Abstracts

Emil Nissimov

Quintessence, unified dark energy and dark matter, and gravity-assisted Higgs mechanism

Dark energy and dark matter, occupying around 70% and 25% of the matter content of the Universe, respectively, continue to be the two most unexplained “mysteries” in cosmology and astrophysics. In most loose terms dark energy is responsible for the accelerated expansion of today’s Universe, i.e., dark energy acts effectively as repulsion force among the galaxies - a phenomenon completely counterintuitive w.r.t. naïve notion about gravity as an attractive force. And vice versa, dark matter holds together the matter objects inside the galaxies. The adjective “dark” is due to the fact that both these fundamental matter components of the Universe interact only gravitationally, and they do not directly interact with ordinary (baryonic) matter, in particular, they do not interact electromagnetically and thus they remain “dark”.

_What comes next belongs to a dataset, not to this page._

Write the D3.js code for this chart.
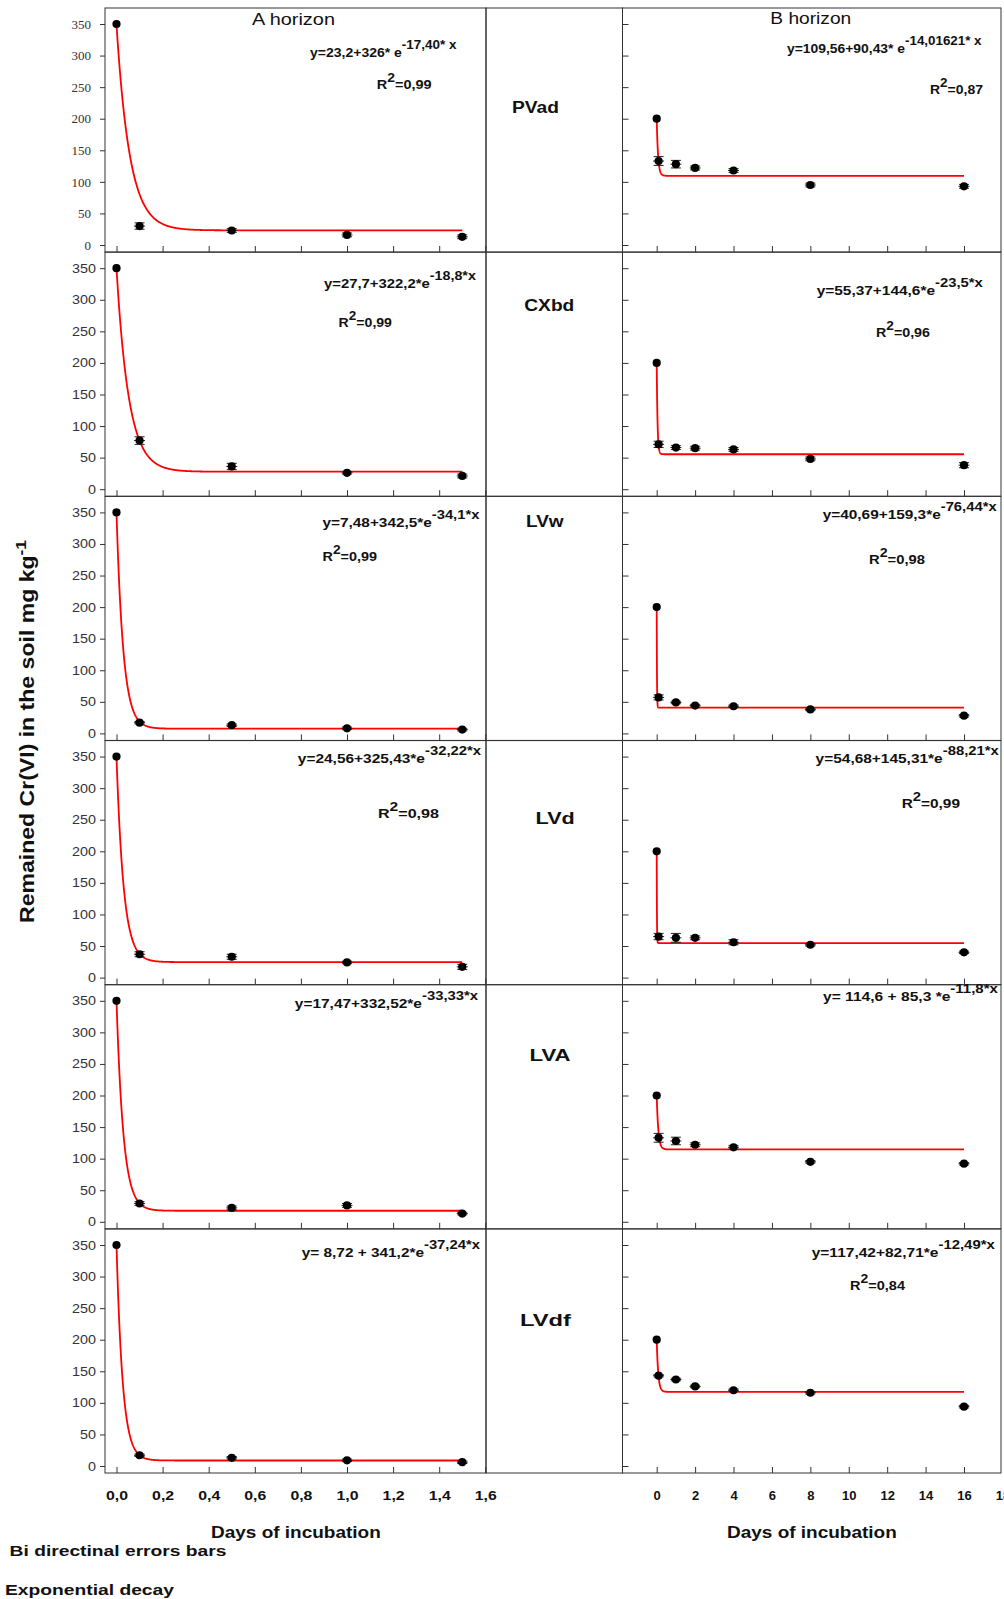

There exist a multitude of proposals for an adequate description of dark energy’s and dark matter’s dynamics within the framework of standard general relativity or its modern extensions.

We describe a new type of gravity-matter models where gravity couples in a non-conventional way to two distinct scalar fields providing a unified Lagrangian action principle description of: (a) the evolution of both “early” and “late” Universe - by the “inflaton” scalar field; (b) dark energy and dark matter as a unified manifestation of a single material entity - the “darkon” scalar field. The essential non-standard feature of our models is employing the formalism of non-Riemannian space-time volume forms - alternative generally covariant integration measure densities (volume elements) defined in terms of auxiliary antisymmetric tensor gauge fields. Although being (almost) pure-gauge degrees of freedom, the non-Riemannian space-time volume forms trigger a series of important features unavailable in ordinary gravity-matter models. When including in addition interactions with the electro-weak model bosonic sector we obtain a gravity-assisted dynamical generation of electro-weak spontaneous gauge symmetry breaking in the post-inflationary “late” Universe, while the Higgs-like scalar remains massless in the “early” Universe.